Covington’s clients include many big-name corporations — such as Amazon, Microsoft and Qualcomm — and well-known brands like the National Football League, according to lobbying disclosure records.
Fechner is among a coterie of former Kennedy aides — like Tony Podesta of Podesta Group and Nick Allard of Patton Boggs — who now help run K Street. A University of Michigan Law School graduate, Fechner loves the law but appreciates the unique challenge presented by lobbying.
“I find combining the substantive and the political very interesting,” she said.
Fechner has earned a reputation in Washington for working hard and being well-prepared— attributes that were honed as a Kennedy aide.
Tamera Luzzatto, a former chief of staff to Sen. Jay Rockefeller (D-W.Va.) and then-Sen. Hillary Rodham Clinton (D-N.Y.), remembers seeing Fechner sitting on the staff couches just behind Kennedy’s desk in the Senate chamber. Fechner would be assisting Kennedy with his speeches, often on a Friday afternoon, helping him articulate his issues when everybody else wanted to go home.
“There was Holly, with her stacks and her charts and her talking points,” Luzzatto said. “He was a machine and she was a big part of his machine. You could almost say that in the Senate, she was one of the best engines for that machine.”
Luzzatto, now managing director of government relations at the Pew Charitable Trusts, said Fechner would know whatever issue she was working on “absolutely cold,” which won respect from Republicans, too.
“Sen. Kennedy would be launching mortar rounds from the Senate floor at us, and Holly would be on the phone, calmly and constructively expressing their concerns and suggesting a pathway forward,” said Steven Law, once a deputy secretary at the Labor Department during the Bush administration. “Overall, we actually had a great relationship with Chairman Kennedy, and Holly was the key to that.”
Law, now president and CEO of American Crossroads, said Fechner “has a gift that is in short supply in Washington: She’s able to appreciate the viewpoint of those on the other side, even if she feels very strongly about her own position. Paradoxically, it’s one of the things that makes her such an effective advocate for whatever issue she’s advancing.”
In 1991, Fechner, now married with one child, first came to work in Washington on a fellowship at the National Partnership for Women and Families. The Oberlin College graduate worked on the Family and Medical Leave Act and the Civil Rights Act of 1991.
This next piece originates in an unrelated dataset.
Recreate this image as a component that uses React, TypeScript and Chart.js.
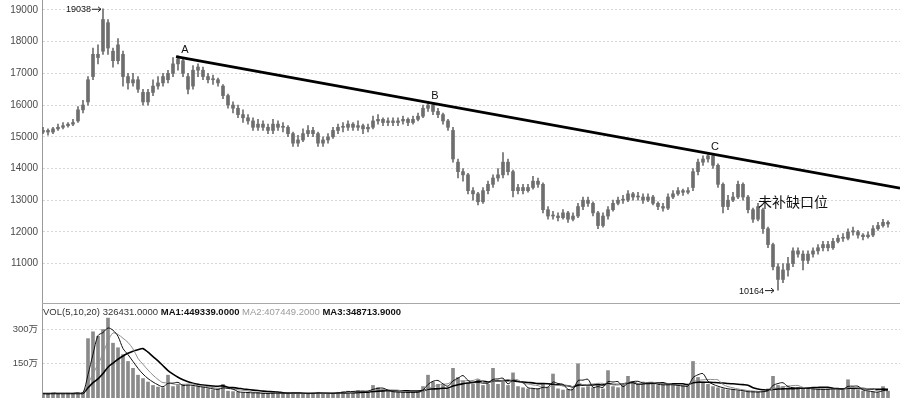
import React, { useEffect, useRef } from "react";
import { Chart, registerables } from "chart.js";

Chart.register(...registerables);

// ---- price candles (one candle per sampled period) ----
const opens = [
  15150, 15200, 15150, 15250, 15300, 15350, 15400, 15500, 15850, 16100,
  16900, 17600, 17700, 18600, 17700, 17400, 17600, 16900, 16700, 16800,
  16400, 16100, 16400, 16600, 16700, 16800, 17000, 17300, 17400, 16900,
  16600, 17100, 17100, 16900, 16800, 16800, 16600, 16300, 16000, 15900,
  15700, 15600, 15500, 15300, 15400, 15300, 15200, 15400, 15300, 15300,
  15100, 14800, 14900, 15100, 15200, 15100, 14800, 14900, 15000, 15200,
  15300, 15300, 15400, 15300, 15350, 15250, 15300, 15500, 15550, 15450,
  15500, 15450, 15500, 15550, 15450, 15550, 15650, 15900, 16000, 15800,
  15700, 15500, 15200, 14200, 13900, 13800, 13300, 13200, 12950, 13300,
  13500, 13700, 13800, 14200, 13900, 13300, 13400, 13300, 13400, 13600,
  13500, 12700, 12500, 12500, 12450, 12600, 12400, 12500, 12800, 13000,
  12900, 12600, 12200, 12500, 12700, 12900, 13000, 13000, 13200, 13100,
  13100, 13000, 13100, 12900, 12800, 12750, 13100, 13200, 13300, 13250,
  13400, 13900, 14200, 14300, 14400, 14100, 13500, 12800, 13000, 13100,
  13500, 13100, 12700, 12400, 12700, 12100, 11600, 10900, 10500, 10800,
  11000, 11400, 11300, 11100, 11300, 11400, 11500, 11600, 11500, 11700,
  11800, 11800, 12000, 12000, 11900, 11850, 11900, 12100, 12200, 12300,
];
const closes = [
  15200, 15150, 15250, 15300, 15350, 15400, 15450, 15850, 16000, 16800,
  17600, 17500, 18700, 17800, 17400, 17900, 16900, 16700, 16800, 16500,
  16100, 16400, 16600, 16700, 16900, 17000, 17300, 17450, 17000, 16500,
  17100, 17200, 16900, 16800, 16800, 16700, 16300, 16000, 15900, 15700,
  15600, 15500, 15300, 15400, 15300, 15200, 15400, 15300, 15300, 15100,
  14800, 14900, 15100, 15200, 15100, 14800, 14900, 15000, 15200, 15300,
  15300, 15400, 15300, 15350, 15250, 15300, 15500, 15550, 15450, 15500,
  15450, 15500, 15550, 15450, 15550, 15650, 15900, 16000, 15800, 15700,
  15500, 15300, 14300, 13900, 13800, 13300, 13200, 12950, 13300, 13500,
  13700, 13800, 14200, 13900, 13300, 13400, 13300, 13400, 13600, 13500,
  12700, 12500, 12500, 12450, 12600, 12400, 12500, 12800, 13000, 12900,
  12600, 12200, 12500, 12700, 12900, 13000, 13000, 13200, 13100, 13100,
  13000, 13100, 12900, 12800, 12750, 13100, 13200, 13300, 13250, 13300,
  13900, 14200, 14300, 14400, 14100, 13500, 12800, 13000, 13100, 13500,
  13100, 12700, 12400, 12800, 12100, 11600, 10900, 10500, 10800, 11000,
  11400, 11300, 11100, 11300, 11400, 11500, 11600, 11500, 11700, 11800,
  11800, 12000, 12000, 11900, 11850, 11900, 12100, 12200, 12300, 12250,
];
const highs = [
  15300, 15250, 15300, 15400, 15450, 15450, 15550, 15950, 16150, 16900,
  17800, 17900, 19038, 18700, 17800, 18100, 17700, 17000, 17000, 16900,
  16500, 16500, 16800, 16900, 17000, 17100, 17500, 17550, 17450, 17000,
  17250, 17300, 17200, 17000, 16950, 16850, 16650, 16350, 16100, 16000,
  15850, 15700, 15600, 15550, 15500, 15400, 15550, 15500, 15450, 15350,
  15150, 15050, 15250, 15350, 15300, 15150, 15000, 15100, 15300, 15400,
  15450, 15500, 15450, 15500, 15400, 15400, 15650, 15700, 15600, 15600,
  15600, 15600, 15650, 15600, 15650, 15750, 16000, 16100, 16050, 15900,
  15750, 15550, 15300, 14300, 14000, 13850, 13400, 13250, 13400, 13600,
  13800, 14000, 14500, 14300, 13950, 13500, 13500, 13500, 13750, 13700,
  13550, 12800, 12650, 12600, 12700, 12650, 12600, 12900, 13100, 13100,
  12950, 12650, 12600, 12800, 13000, 13100, 13150, 13300, 13250, 13250,
  13200, 13200, 13150, 12950, 12900, 13200, 13300, 13400, 13350, 13400,
  14000, 14300, 14400, 14500, 14450, 14150, 13550, 13150, 13250, 13600,
  13550, 13150, 12750, 12900, 12750, 12150, 11650, 11000, 11000, 11200,
  11500, 11500, 11400, 11400, 11500, 11600, 11700, 11700, 11800, 11900,
  11950, 12100, 12150, 12050, 11950, 12000, 12200, 12300, 12400, 12350,
];
const lows = [
  15100, 15050, 15100, 15200, 15250, 15300, 15350, 15450, 15750, 16000,
  16800, 17300, 17600, 17600, 17200, 17300, 16600, 16500, 16600, 16400,
  16000, 16000, 16300, 16500, 16600, 16700, 16900, 17100, 16900, 16350,
  16500, 16900, 16800, 16700, 16650, 16600, 16200, 15900, 15750, 15600,
  15450, 15400, 15200, 15200, 15200, 15100, 15100, 15200, 15150, 15000,
  14700, 14700, 14850, 15000, 15000, 14700, 14700, 14800, 14950, 15100,
  15150, 15200, 15200, 15200, 15100, 15150, 15250, 15400, 15350, 15350,
  15350, 15350, 15400, 15350, 15400, 15500, 15600, 15800, 15700, 15600,
  15400, 15200, 14200, 13700, 13600, 13200, 13000, 12850, 12900, 13200,
  13400, 13600, 13700, 13800, 13100, 13200, 13200, 13250, 13350, 13400,
  12600, 12400, 12400, 12350, 12400, 12300, 12350, 12450, 12700, 12800,
  12500, 12100, 12150, 12400, 12650, 12850, 12900, 12950, 13000, 13000,
  12900, 12950, 12850, 12700, 12650, 12700, 13050, 13150, 13150, 13200,
  13300, 13800, 14100, 14200, 14000, 13400, 12600, 12700, 12950, 13050,
  13000, 12600, 12300, 12350, 11950, 11500, 10800, 10164, 10400, 10600,
  10900, 11200, 10800, 11000, 11200, 11300, 11400, 11400, 11450, 11650,
  11700, 11750, 11900, 11800, 11750, 11800, 11850, 12050, 12150, 12150,
];

// ---- volume (万) ----
const volumes = [
  20, 18, 22, 20, 19, 21, 20, 22, 25, 260,
  290, 270, 300, 350, 240, 220, 190, 160, 130, 100,
  85, 70, 55, 48, 45, 100, 50, 55, 60, 55,
  50, 48, 45, 40, 35, 38, 60, 30, 28, 25,
  22, 25, 20, 22, 18, 20, 24, 20, 18, 22,
  25, 20, 18, 20, 22, 25, 18, 20, 22, 25,
  28, 30, 28, 32, 30, 28, 55, 45, 30, 28,
  25, 24, 26, 22, 25, 28, 50, 100, 70, 60,
  55, 40, 130, 90, 75, 65, 60, 80, 55, 60,
  130, 60, 70, 55, 110, 50, 45, 40, 42, 38,
  60, 45, 105, 40, 35, 38, 40, 150, 45, 50,
  45, 55, 40, 120, 50, 45, 55, 95, 65, 60,
  70, 65, 60, 55, 58, 60, 55, 50, 52, 55,
  160, 90, 70, 60, 50, 45, 40, 35, 38, 30,
  28, 25, 28, 25, 30, 40, 95, 55, 50, 45,
  40, 45, 42, 38, 40, 35, 38, 40, 42, 38,
  35, 80, 40, 35, 30, 28, 25, 22, 50, 30,
];

// moving-average windows in sampled candles (5/10/20 days at this sampling)
const maWindows = [3, 6, 12];
const maColors = ["#111111", "#8c8c8c", "#000000"];
const maWidths = [1, 1, 1.6];

const priceTicks = [11000, 12000, 13000, 14000, 15000, 16000, 17000, 18000, 19000];
const volumeTicks = [150, 300];

const trendX = [26.6, 171.4];
const trendY = [17530, 13380];

const markLabels = ["A", "B", "C"];
const markIndex = [27, 77, 133];
const gapLabel = "未补缺口位";
const gapIndex = 143;
const gapPrice = 13000;

const volTitle = [
  { text: "VOL(5,10,20) 326431.0000 ", bold: false, color: "#333" },
  { text: "MA1:449339.0000 ", bold: true, color: "#111" },
  { text: "MA2:407449.2000 ", bold: false, color: "#9a9a9a" },
  { text: "MA3:348713.9000", bold: true, color: "#111" },
];

const X_MIN = -0.2;
const X_MAX = 171.4;
const FONT = '"Liberation Sans", "Noto Sans CJK SC", sans-serif';
const CANDLE = "#6e6e6e";

function movingAverage(arr: number[], w: number) {
  return arr.map((_, i) => {
    const s = Math.max(0, i - w + 1);
    let sum = 0;
    for (let k = s; k <= i; k++) sum += arr[k];
    return sum / (i - s + 1);
  });
}

function arrowLabel(ctx: CanvasRenderingContext2D, px: number, py: number, text: string) {
  ctx.font = `9px ${FONT}`;
  ctx.fillStyle = "#111";
  ctx.textAlign = "right";
  ctx.textBaseline = "middle";
  ctx.fillText(text, px - 12, py + 1);
  ctx.strokeStyle = "#222";
  ctx.lineWidth = 1;
  ctx.beginPath();
  ctx.moveTo(px - 11, py + 0.5);
  ctx.lineTo(px - 2, py + 0.5);
  ctx.stroke();
  ctx.beginPath();
  ctx.moveTo(px - 5, py - 2);
  ctx.lineTo(px - 2, py + 0.5);
  ctx.lineTo(px - 5, py + 3);
  ctx.stroke();
}

const priceAnnotations = {
  id: "priceAnnotations",
  afterDatasetsDraw(chart: any) {
    const { ctx, scales } = chart;
    const x = scales.x;
    const y = scales.y;
    ctx.save();
    const hi = Math.max(...highs);
    const hiI = highs.indexOf(hi);
    arrowLabel(ctx, x.getPixelForValue(hiI), y.getPixelForValue(hi), String(hi));
    const lo = Math.min(...lows);
    const loI = lows.indexOf(lo);
    arrowLabel(ctx, x.getPixelForValue(loI) - 2, y.getPixelForValue(lo), String(lo));

    ctx.font = `11px ${FONT}`;
    ctx.fillStyle = "#111";
    ctx.textAlign = "center";
    ctx.textBaseline = "middle";
    markLabels.forEach((t, k) => {
      const i = markIndex[k];
      ctx.fillText(t, x.getPixelForValue(i) + 7, y.getPixelForValue(highs[i]) - 6);
    });

    ctx.font = `14px "Noto Sans CJK SC", sans-serif`;
    ctx.textAlign = "left";
    ctx.fillText(gapLabel, x.getPixelForValue(gapIndex), y.getPixelForValue(gapPrice) + 1);
    ctx.restore();
  },
};

const volumeAnnotations = {
  id: "volumeAnnotations",
  afterDraw(chart: any) {
    const { ctx, chartArea } = chart;
    ctx.save();
    ctx.strokeStyle = "#a8a8a8";
    ctx.lineWidth = 1;
    ctx.beginPath();
    ctx.moveTo(chartArea.left, 0.5);
    ctx.lineTo(chartArea.right, 0.5);
    ctx.stroke();
    let xx = chartArea.left + 1;
    ctx.textBaseline = "middle";
    ctx.textAlign = "left";
    volTitle.forEach((p) => {
      ctx.font = `${p.bold ? "bold " : ""}9.5px ${FONT}`;
      ctx.fillStyle = p.color;
      ctx.fillText(p.text, xx, 9);
      xx += ctx.measureText(p.text).width;
    });
    ctx.restore();
  },
};

const fitLeft = (s: any) => {
  s.width = 42;
  s.paddingTop = 0;
  s.paddingBottom = 0;
};

export default function App() {
  const priceRef = useRef<HTMLCanvasElement>(null);
  const volRef = useRef<HTMLCanvasElement>(null);

  useEffect(() => {
    document.body.style.margin = "0";
    const idx = closes.map((_, i) => i);
    const price = new Chart(priceRef.current as HTMLCanvasElement, {
      type: "bar",
      data: {
        datasets: [
          {
            type: "line",
            data: trendX.map((x, i) => ({ x, y: trendY[i] })),
            borderColor: "#000",
            borderWidth: 2.8,
            pointRadius: 0,
            order: 0,
          } as any,
          {
            type: "bar",
            data: idx.map((i) => ({ x: i, y: [lows[i], highs[i]] })),
            backgroundColor: CANDLE,
            barThickness: 1,
            grouped: false,
            order: 2,
          } as any,
          {
            type: "bar",
            data: idx.map((i) => ({ x: i, y: [opens[i], closes[i]] })),
            backgroundColor: CANDLE,
            barThickness: 3,
            minBarLength: 1,
            grouped: false,
            order: 1,
          } as any,
        ],
      },
      options: {
        responsive: false,
        animation: false,
        devicePixelRatio: 1,
        layout: { padding: 0 },
        plugins: { legend: { display: false }, tooltip: { enabled: false } },
        scales: {
          x: { type: "linear", min: X_MIN, max: X_MAX, display: false, offset: false },
          y: {
            min: 9757,
            max: 19315,
            afterFit: fitLeft,
            afterBuildTicks: (s: any) => {
              s.ticks = priceTicks.map((v) => ({ value: v }));
            },
            ticks: {
              font: { family: FONT, size: 10 },
              color: "#4a4a4a",
              padding: 4,
              callback: (v: any) => String(v),
            },
            grid: { color: "#d6d6d6", drawTicks: false },
            border: { display: true, color: "#9a9a9a", dash: [2, 2] },
          },
        },
      } as any,
      plugins: [priceAnnotations],
    });

    const volChart = new Chart(volRef.current as HTMLCanvasElement, {
      type: "bar",
      data: {
        datasets: [
          ...maWindows.map(
            (w, k) =>
              ({
                type: "line",
                data: movingAverage(volumes, w).map((v, i) => ({ x: i, y: v })),
                borderColor: maColors[k],
                borderWidth: maWidths[k],
                pointRadius: 0,
                tension: 0.3,
                order: 0,
              }) as any
          ),
          {
            type: "bar",
            data: volumes.map((v, i) => ({ x: i, y: v })),
            backgroundColor: "#8a8a8a",
            barThickness: 3,
            grouped: false,
            order: 1,
          } as any,
        ],
      },
      options: {
        responsive: false,
        animation: false,
        devicePixelRatio: 1,
        layout: { padding: 0 },
        plugins: { legend: { display: false }, tooltip: { enabled: false } },
        scales: {
          x: { type: "linear", min: X_MIN, max: X_MAX, display: false, offset: false },
          y: {
            min: 0,
            max: 416,
            afterFit: fitLeft,
            afterBuildTicks: (s: any) => {
              s.ticks = volumeTicks.map((v) => ({ value: v }));
            },
            ticks: {
              font: { family: FONT, size: 9.5 },
              color: "#4a4a4a",
              padding: 4,
              callback: (v: any) => `${v}万`,
            },
            grid: { color: "#d6d6d6", drawTicks: false },
            border: { display: true, color: "#9a9a9a", dash: [2, 2] },
          },
        },
      } as any,
      plugins: [volumeAnnotations],
    });

    return () => {
      price.destroy();
      volChart.destroy();
    };
  }, []);

  return (
    <div style={{ width: 900, height: 398, background: "#fff" }}>
      <canvas ref={priceRef} width={900} height={303} style={{ display: "block" }} />
      <canvas ref={volRef} width={900} height={95} style={{ display: "block" }} />
    </div>
  );
}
“It was amazing to come to D.C. and be involved with legislation that was historic and happening right before my eyes,” Fechner said.
She would later enter private law practice and do stints at the Labor Department during the Clinton administration and as legislative counsel for the AFL-CIO.
Working at the nation’s largest labor federation “was a great education for me in the business of lobbying,” Fechner said.
“They are shoe-leather lobbyists. I learned a lot about a huge array of House and Senate offices. We went door to door a lot, sort of your old-fashioned version of lobbying, and learned a lot of the back-stories on so many of the members and what was significant in terms of getting the kind of vote count we needed on different issues,” Fechner said.
Fechner left the AFL-CIO to join Kennedy’s staff on Capitol Hill. One of her many assignments was helping to arrange expert briefings for the senator, including those that would lead to the healthcare reform law.
Fechner is now working on the law’s many regulations for clients. She said agencies are not backing off despite the uncertainty from the looming Supreme Court decision that could overturn it.
“I think people thought more would be on hold, but I really do see the regulatory agencies moving full steam ahead. I think it’s because they really don’t have any choice,” Fechner said. “I think they will be ready no matter what happens with the Supreme Court.”